**Exercise**
For this exercise, repeat all of the material verbatim apart from its images.

**Given data**

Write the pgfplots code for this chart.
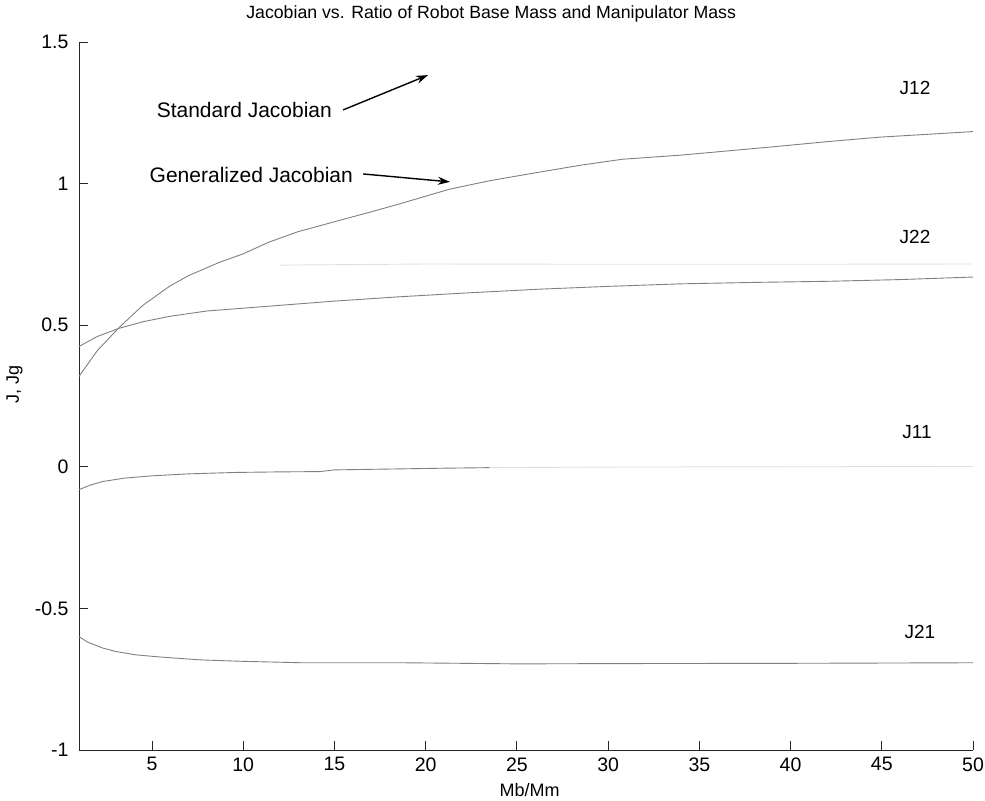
\documentclass[border=0pt]{standalone}
\usepackage{fontspec}
\setmainfont{Liberation Sans}
\usepackage{pgfplots}
\pgfplotsset{compat=1.18}
\usetikzlibrary{arrows.meta}
\definecolor{curve}{gray}{0.5}
\definecolor{faint}{gray}{0.88}
\begin{document}
\begin{tikzpicture}
\begin{axis}[
  scale only axis, width=894bp, height=708bp,
  xmin=1, xmax=50, ymin=-1, ymax=1.5,
  axis x line*=bottom, axis y line*=left,
  axis line style={-, black!85, line width=0.9bp},
  xtick={5,10,...,50}, ytick={-1,-0.5,0,0.5,1,1.5},
  yticklabels={-1,-0.5,0,0.5,1,1.5},
  tick align=inside, major tick length=9bp,
  tick style={black!85, line width=0.9bp},
  /pgf/number format/assume math mode=true,
  ticklabel style={font=\fontsize{19.5bp}{21bp}\selectfont},
  yticklabel style={xshift=-7bp},
  xticklabel style={yshift=-4bp},
  title={Jacobian vs. Ratio of Robot Base Mass and Manipulator Mass},
  title style={font=\fontsize{17.7bp}{19bp}\selectfont, at={(axis description cs:0.461,1.031)}, anchor=center},
  xlabel={Mb/Mm},
  xlabel style={font=\fontsize{18bp}{19bp}\selectfont, at={(axis description cs:0.504,-0.0565)}, anchor=center},
  ylabel={J, Jg},
  ylabel style={font=\fontsize{18bp}{19bp}\selectfont, at={(axis description cs:-0.072,0.516)}, anchor=center},
  clip=false,
]
% J12
\addplot[curve, line width=0.9bp] coordinates {
(1,0.319) (2,0.41) (3.2,0.492) (4.5,0.57) (5.95,0.637) (7,0.675) (8.7,0.722) (10,0.752)
(11.4,0.793) (13,0.83) (15.1,0.867) (17,0.90) (18.5,0.927) (21.3,0.980) (23.5,1.01)
(26.2,1.040) (28.5,1.065) (30.8,1.086) (33.9,1.100) (36.5,1.115) (39.4,1.132) (42,1.148)
(44.9,1.164) (47,1.172) (49.6,1.182) (50,1.184)};
% faint line near J22
\addplot[faint, line width=0.9bp] coordinates {
(12,0.712) (20,0.716) (30,0.715) (40,0.715) (50,0.716)};
% J22
\addplot[curve, line width=0.9bp] coordinates {
(1,0.425) (2,0.46) (3.2,0.489) (4.5,0.512) (5.95,0.531) (8,0.55) (11.4,0.567) (15,0.585)
(18.5,0.60) (22,0.613) (26.2,0.627) (30,0.637) (34,0.646) (38,0.651) (42.1,0.655)
(46,0.661) (50,0.670)};
% J11
\addplot[curve, line width=0.9bp] coordinates {
(1,-0.081) (1.6,-0.065) (2.3,-0.052) (3.5,-0.040) (5,-0.032) (7,-0.025) (9.6,-0.020)
(12,-0.018) (14.2,-0.017) (15,-0.011) (18,-0.008) (21,-0.005) (23.5,-0.003)};
\addplot[faint, line width=0.9bp] coordinates {
(23.5,-0.003) (30,-0.001) (40,0.0) (50,0.001)};
% J21
\addplot[curve, line width=0.9bp] coordinates {
(1,-0.60) (1.5,-0.62) (2.3,-0.64) (3,-0.652) (4.1,-0.664) (5.5,-0.672) (7.7,-0.682)
(10,-0.687) (13.2,-0.692) (18.7,-0.692) (22,-0.694) (25.1,-0.696) (30,-0.695)
(40,-0.694) (50,-0.692)};
% annotations
\node[anchor=east, inner sep=0pt, font=\fontsize{21bp}{23bp}\selectfont] at (axis cs:14.87,1.260) {Standard Jacobian};
\draw[-{Stealth[length=12bp,width=8bp]}, line width=1.4bp] (axis cs:15.47,1.260) -- (axis cs:20.13,1.383);
\node[anchor=east, inner sep=0pt, font=\fontsize{21bp}{23bp}\selectfont] at (axis cs:16.02,1.030) {Generalized Jacobian};
\draw[-{Stealth[length=12bp,width=8bp]}, line width=1.4bp] (axis cs:16.57,1.034) -- (axis cs:21.33,1.006);
\node[font=\fontsize{19bp}{20bp}\selectfont] at (axis cs:46.82,1.338) {J12};
\node[font=\fontsize{19bp}{20bp}\selectfont] at (axis cs:46.82,0.811) {J22};
\node[font=\fontsize{19bp}{20bp}\selectfont] at (axis cs:46.93,0.123) {J11};
\node[font=\fontsize{19bp}{20bp}\selectfont] at (axis cs:47.09,-0.583) {J21};
\coordinate (BL) at (rel axis cs:-0.0884,-0.072);
\coordinate (TR) at (rel axis cs:1.0134,1.0593);
\end{axis}
\pgfresetboundingbox
\path[use as bounding box] (BL) rectangle (TR);
\end{tikzpicture}
\end{document}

**Result**
Write the pgfplots code for this chart.
\documentclass[border=0pt]{standalone}
\usepackage{fontspec}
\setmainfont{Liberation Sans}
\usepackage{pgfplots}
\pgfplotsset{compat=1.18}
\usetikzlibrary{arrows.meta}
\definecolor{curve}{gray}{0.5}
\definecolor{faint}{gray}{0.88}
\begin{document}
\begin{tikzpicture}
\begin{axis}[
  scale only axis, width=894bp, height=708bp,
  xmin=1, xmax=50, ymin=-1, ymax=1.5,
  axis x line*=bottom, axis y line*=left,
  axis line style={-, black!85, line width=0.9bp},
  xtick={5,10,...,50}, ytick={-1,-0.5,0,0.5,1,1.5},
  yticklabels={-1,-0.5,0,0.5,1,1.5},
  tick align=inside, major tick length=9bp,
  tick style={black!85, line width=0.9bp},
  /pgf/number format/assume math mode=true,
  ticklabel style={font=\fontsize{19.5bp}{21bp}\selectfont},
  yticklabel style={xshift=-7bp},
  xticklabel style={yshift=-4bp},
  title={Jacobian vs. Ratio of Robot Base Mass and Manipulator Mass},
  title style={font=\fontsize{17.7bp}{19bp}\selectfont, at={(axis description cs:0.461,1.031)}, anchor=center},
  xlabel={Mb/Mm},
  xlabel style={font=\fontsize{18bp}{19bp}\selectfont, at={(axis description cs:0.504,-0.0565)}, anchor=center},
  ylabel={J, Jg},
  ylabel style={font=\fontsize{18bp}{19bp}\selectfont, at={(axis description cs:-0.072,0.516)}, anchor=center},
  clip=false,
]
% J12
\addplot[curve, line width=0.9bp] coordinates {
(1,0.319) (2,0.41) (3.2,0.492) (4.5,0.57) (5.95,0.637) (7,0.675) (8.7,0.722) (10,0.752)
(11.4,0.793) (13,0.83) (15.1,0.867) (17,0.90) (18.5,0.927) (21.3,0.980) (23.5,1.01)
(26.2,1.040) (28.5,1.065) (30.8,1.086) (33.9,1.100) (36.5,1.115) (39.4,1.132) (42,1.148)
(44.9,1.164) (47,1.172) (49.6,1.182) (50,1.184)};
% faint line near J22
\addplot[faint, line width=0.9bp] coordinates {
(12,0.712) (20,0.716) (30,0.715) (40,0.715) (50,0.716)};
% J22
\addplot[curve, line width=0.9bp] coordinates {
(1,0.425) (2,0.46) (3.2,0.489) (4.5,0.512) (5.95,0.531) (8,0.55) (11.4,0.567) (15,0.585)
(18.5,0.60) (22,0.613) (26.2,0.627) (30,0.637) (34,0.646) (38,0.651) (42.1,0.655)
(46,0.661) (50,0.670)};
% J11
\addplot[curve, line width=0.9bp] coordinates {
(1,-0.081) (1.6,-0.065) (2.3,-0.052) (3.5,-0.040) (5,-0.032) (7,-0.025) (9.6,-0.020)
(12,-0.018) (14.2,-0.017) (15,-0.011) (18,-0.008) (21,-0.005) (23.5,-0.003)};
\addplot[faint, line width=0.9bp] coordinates {
(23.5,-0.003) (30,-0.001) (40,0.0) (50,0.001)};
% J21
\addplot[curve, line width=0.9bp] coordinates {
(1,-0.60) (1.5,-0.62) (2.3,-0.64) (3,-0.652) (4.1,-0.664) (5.5,-0.672) (7.7,-0.682)
(10,-0.687) (13.2,-0.692) (18.7,-0.692) (22,-0.694) (25.1,-0.696) (30,-0.695)
(40,-0.694) (50,-0.692)};
% annotations
\node[anchor=east, inner sep=0pt, font=\fontsize{21bp}{23bp}\selectfont] at (axis cs:14.87,1.260) {Standard Jacobian};
\draw[-{Stealth[length=12bp,width=8bp]}, line width=1.4bp] (axis cs:15.47,1.260) -- (axis cs:20.13,1.383);
\node[anchor=east, inner sep=0pt, font=\fontsize{21bp}{23bp}\selectfont] at (axis cs:16.02,1.030) {Generalized Jacobian};
\draw[-{Stealth[length=12bp,width=8bp]}, line width=1.4bp] (axis cs:16.57,1.034) -- (axis cs:21.33,1.006);
\node[font=\fontsize{19bp}{20bp}\selectfont] at (axis cs:46.82,1.338) {J12};
\node[font=\fontsize{19bp}{20bp}\selectfont] at (axis cs:46.82,0.811) {J22};
\node[font=\fontsize{19bp}{20bp}\selectfont] at (axis cs:46.93,0.123) {J11};
\node[font=\fontsize{19bp}{20bp}\selectfont] at (axis cs:47.09,-0.583) {J21};
\coordinate (BL) at (rel axis cs:-0.0884,-0.072);
\coordinate (TR) at (rel axis cs:1.0134,1.0593);
\end{axis}
\pgfresetboundingbox
\path[use as bounding box] (BL) rectangle (TR);
\end{tikzpicture}
\end{document}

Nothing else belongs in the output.